Clean Missouri gears up to fight Senate move against voter-approved redistricting
With Republican-led redistricting changes headed back to Missouri voters, efforts to defeat the proposal at the ballot box have already begun.
The legislative proposal cleared a major hurdle Monday night when the Missouri Senate passed its version of redistricting reforms that would roll back changes made through the 2018 Clean Missouri ballot initiative. If it passes the House also, voters would once again decide on a new method to draw maps.
Earlier in the day, the campaign that fronted Clean Missouri logged a $100,000 contribution from a nonprofit that has focused on reducing partisan gerrymandering.
“We have known that politicians were going to try to undo what voters passed,” Sean Nicholson, campaign director for Clean Missouri, said. “There were lobbyists talking about how they were going to try to undo this the day before the election in 2018.”
In November 2018, 62 percent of Missourians voted to amend the state constitution to enact a series of campaign finance and legislative ethics proposals, along with a new system for redrawing legislative districts following the U.S. Census.
Clean Missouri passed after a two-year campaign garnering hundreds of thousands of petition signers. Advocates included notable Republican names like Jack Danforth. About 1.4 million voted for the measure.
Among the changes to the redistricting process, the constitutional amendment requires that a state demographer use a mathematical formula to try to engineer “partisan fairness” and “competitiveness” in legislative elections.
An Associated Press analysis found that while the new method appears unlikely to impact overall control of the Missouri General Assembly, it will likely increase Democrats’ chances of winning elections and cut into Republicans’ supermajorities in the state House and Senate.
The new constitutional amendment backed by the Republican majority in the Missouri Senate, known as Senate Joint Resolution 38, would scrap having an nonpartisan state demographer and have commissions draw the maps. The members of the commission are nominated by the state’s Republican and Democrat political parties and appointed by the governor.
It prioritizes the compactness of a district over bipartisan fairness and competitiveness. It also could allow population counts for maps to exclude children and non-citizens, legal scholars say.
Senate Republicans have said SJR 38 will give voters another method of redistricting to weigh. It passed mostly along party lines, with a 22-9 vote.
The lone Republican who voted against the bill, state Sen. Lincoln Hough, said the legislature is worrying about a problem — non-contiguous districts — that has yet to happen. One ethics reform in the bill, the lowering of lobbyist gifts from $5 to a full ban, was “inconsequential,” he added.
About 70 percent of voters in Hough’s Springfield-centric Senate district voted for the 2018 ballot initiative. When the measure was proposed last year, Hough was one of three Republican senators who missed a procedural committee vote toward the end of session, essentially killing the bill.
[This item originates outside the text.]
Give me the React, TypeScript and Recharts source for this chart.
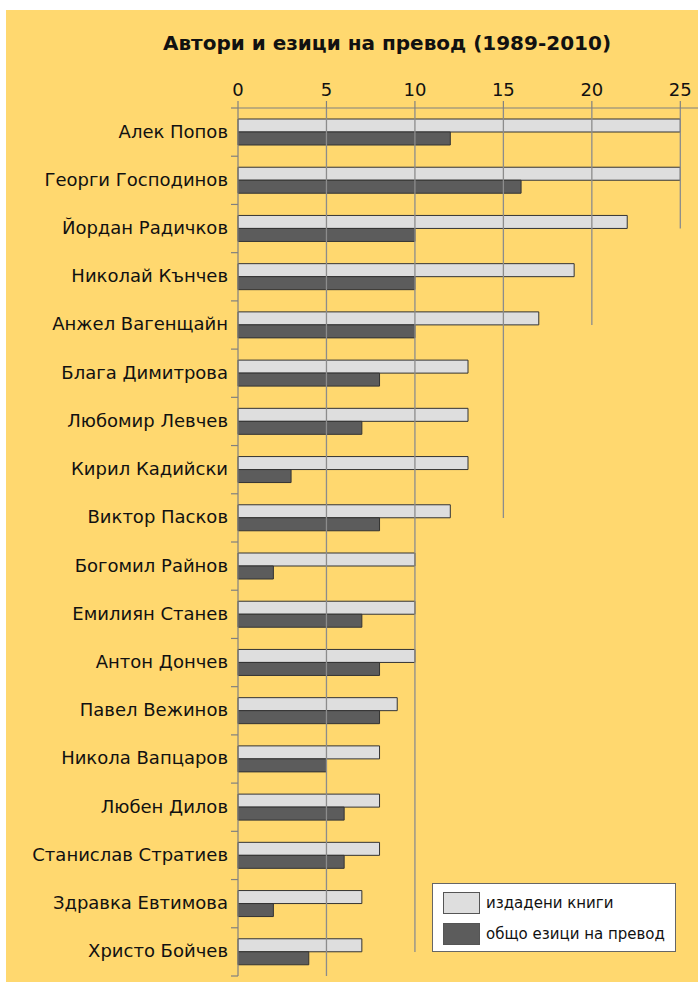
import { BarChart, Bar, XAxis, YAxis, ReferenceLine, Legend } from 'recharts'

const authors = [
  'Алек Попов',
  'Георги Господинов',
  'Йордан Радичков',
  'Николай Кънчев',
  'Анжел Вагенщайн',
  'Блага Димитрова',
  'Любомир Левчев',
  'Кирил Кадийски',
  'Виктор Пасков',
  'Богомил Райнов',
  'Емилиян Станев',
  'Антон Дончев',
  'Павел Вежинов',
  'Никола Вапцаров',
  'Любен Дилов',
  'Станислав Стратиев',
  'Здравка Евтимова',
  'Христо Бойчев',
]
const publishedBooks = [25, 25, 22, 19, 17, 13, 13, 13, 12, 10, 10, 10, 9, 8, 8, 8, 7, 7]
const translationLanguages = [12, 16, 10, 10, 10, 8, 7, 3, 8, 2, 7, 8, 8, 5, 6, 6, 2, 4]
const xTicks = [0, 5, 10, 15, 20, 25]

// vertical gridlines and the row where each one stops (null = runs to the bottom)
const gridValues = [5, 10, 15, 20, 25]
const gridStops: (string | null)[] = [null, 'Христо Бойчев', 'Виктор Пасков', 'Анжел Вагенщайн', 'Йордан Радичков']

const seriesNames = ['издадени книги', 'общо езици на превод']
const seriesColors = ['#dedede', '#5c5c5c']

const data = authors.map((name, i) => ({
  name,
  books: publishedBooks[i],
  languages: translationLanguages[i],
}))

const FONT = '"DejaVu Sans", Verdana, sans-serif'
const CHART_W = 692
const CHART_H = 972
const X_AXIS_H = 30
const MARGIN = { top: 98 - X_AXIS_H, right: 0, bottom: 6, left: 0 }
const PLOT_TOP = 98
const AXIS_W = 232
const BAND = (CHART_H - PLOT_TOP - MARGIN.bottom) / authors.length
const AXIS_GREY = '#808080'

const AuthorTick = (props: any) => {
  const { y, payload, index } = props
  return (
    <g>
      <text x={AXIS_W - 10} y={y} dy="0.3em" textAnchor="end" fontSize={18} fontFamily={FONT} fill="#111">
        {payload.value}
      </text>
      <line x1={AXIS_W - 7} x2={AXIS_W} y1={y + BAND / 2} y2={y + BAND / 2} stroke={AXIS_GREY} strokeWidth={1.2} />
      {index === 0 && (
        <line x1={AXIS_W - 7} x2={AXIS_W} y1={y - BAND / 2} y2={y - BAND / 2} stroke={AXIS_GREY} strokeWidth={1.2} />
      )}
    </g>
  )
}

const GridSegment = (props: any) => (
  <line x1={props.x1} x2={props.x2} y1={PLOT_TOP} y2={props.y2} stroke="#8c8c8c" strokeWidth={1.3} />
)

const renderLegend = () => (
  <div
    style={{
      width: 242,
      height: 67,
      background: '#fff',
      border: '1px solid #666',
      fontFamily: FONT,
      fontSize: 15,
      color: '#111',
      boxSizing: 'content-box',
    }}
  >
    {seriesNames.map((s, i) => (
      <div key={s} style={{ display: 'flex', alignItems: 'center', marginTop: i === 0 ? 8 : 9, marginLeft: 10 }}>
        <div style={{ width: 35, height: 20, background: seriesColors[i], border: '1px solid #555' }} />
        <span style={{ marginLeft: 6 }}>{s}</span>
      </div>
    ))}
  </div>
)

export default function App() {
  return (
    <div style={{ position: 'absolute', left: 0, top: 0, width: 698, height: 983, background: '#fff' }}>
      <div style={{ position: 'absolute', left: 6, top: 10, width: CHART_W, height: CHART_H, background: '#ffd86f' }}>
        <div
          style={{
            position: 'absolute',
            left: 81,
            top: 20,
            width: 600,
            textAlign: 'center',
            fontFamily: FONT,
            fontWeight: 'bold',
            fontSize: 20,
            lineHeight: '26px',
            color: '#111',
          }}
        >
          Автори и езици на превод (1989-2010)
        </div>
        <BarChart width={CHART_W} height={CHART_H} data={data} layout="vertical" margin={MARGIN} barGap={0}>
          <XAxis
            type="number"
            orientation="top"
            height={X_AXIS_H}
            domain={[0, 26]}
            ticks={xTicks}
            interval={0}
            tickSize={7}
            tickMargin={5}
            axisLine={{ stroke: AXIS_GREY, strokeWidth: 1.2 }}
            tickLine={{ stroke: AXIS_GREY, strokeWidth: 1.2 }}
            tick={{ fontSize: 18, fontFamily: FONT, fill: '#111' }}
          />
          <YAxis
            type="category"
            dataKey="name"
            width={AXIS_W}
            interval={0}
            tickLine={false}
            axisLine={{ stroke: AXIS_GREY, strokeWidth: 1.2 }}
            tick={<AuthorTick />}
          />
          {gridValues.map((v, i) =>
            gridStops[i] === null ? (
              <ReferenceLine key={v} x={v} shape={GridSegment} />
            ) : (
              <ReferenceLine
                key={v}
                segment={[
                  { x: v, y: authors[0] },
                  { x: v, y: gridStops[i] as string },
                ]}
                shape={GridSegment}
              />
            )
          )}
          <Bar dataKey="books" name={seriesNames[0]} fill={seriesColors[0]} stroke="#333" strokeWidth={1} barSize={13} isAnimationActive={false} />
          <Bar dataKey="languages" name={seriesNames[1]} fill={seriesColors[1]} stroke="#333" strokeWidth={1} barSize={13} isAnimationActive={false} />
          <Legend
            layout="vertical"
            align="center"
            verticalAlign="middle"
            content={renderLegend}
            wrapperStyle={{ left: 426, top: 873, width: 244 }}
          />
        </BarChart>
      </div>
    </div>
  )
}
“I don’t see the issue that we are out there trying to fix right now,” Hough said. “… I just think you let these things shake out.”
With Republicans garnering supermajorities in both legislative chambers, Democrats’ filibuster power was seen as SJR 38’s most meaningful legislative obstacle. Senate Democrats held the floor for almost 12 hours last week, but ultimately chose to let the bill come to a vote.
If the Missouri House chooses not make changes to the Senate-passed resolution, it will go to the voters. A resolution does not need the signature of the governor, though Gov. Mike Parson will choose whether the question will be placed on the August or November ballot.
Clean Missouri campaign
Clean Missouri will be “prepared for anything and everything,” Nicholson said.
The campaign has already launched the website cleanermissouri.com, mocking the name used by supportive lawmakers and deriding the new constitutional amendment as a “sham.”
The $100,000 contribution donated to Clean Missouri Monday was made by nonprofit Action Now Initiative, an original backer of the 2018 ballot initiative.
The nonprofit contributed nearly $1.2 million in direct and in-kind donations to Clean Missouri in 2018 and 2019. Marked with the tax identity 501c4, the nonprofit is not required to disclose its donors, and contributions are often referred to as “dark money.”
Senate Republicans have been critical of Clean Missouri’s “dark money” contributions, especially as the initiative purports to support transparency in government.
Nicholson said the funders of the nonprofit are documented.
The nonprofit was started by billionaires John and Laura Arnold in 2011. The Houston couple also contributed to ballot initiative campaigns that would create redistricting changes in Utah, Colorado and Michigan in 2018.
“Just because it is a (501)c4 doesn’t mean it’s dark money,” Nicholson said.
The $100,000 contribution adds to almost $25,000 Clean Missouri has on hand, as of Jan. 15.
The money will go toward talking to and mobilizing voters, Nicholson said.
He said he expects the coalition to beat the legislature’s effort to roll back Clean Missouri to be “even bigger” than last time.
“We are going to run a full-scale campaign,” Nicholson said. “It will be an all-of-the-above campaign, for sure.”
The Associated Press contributed to this story.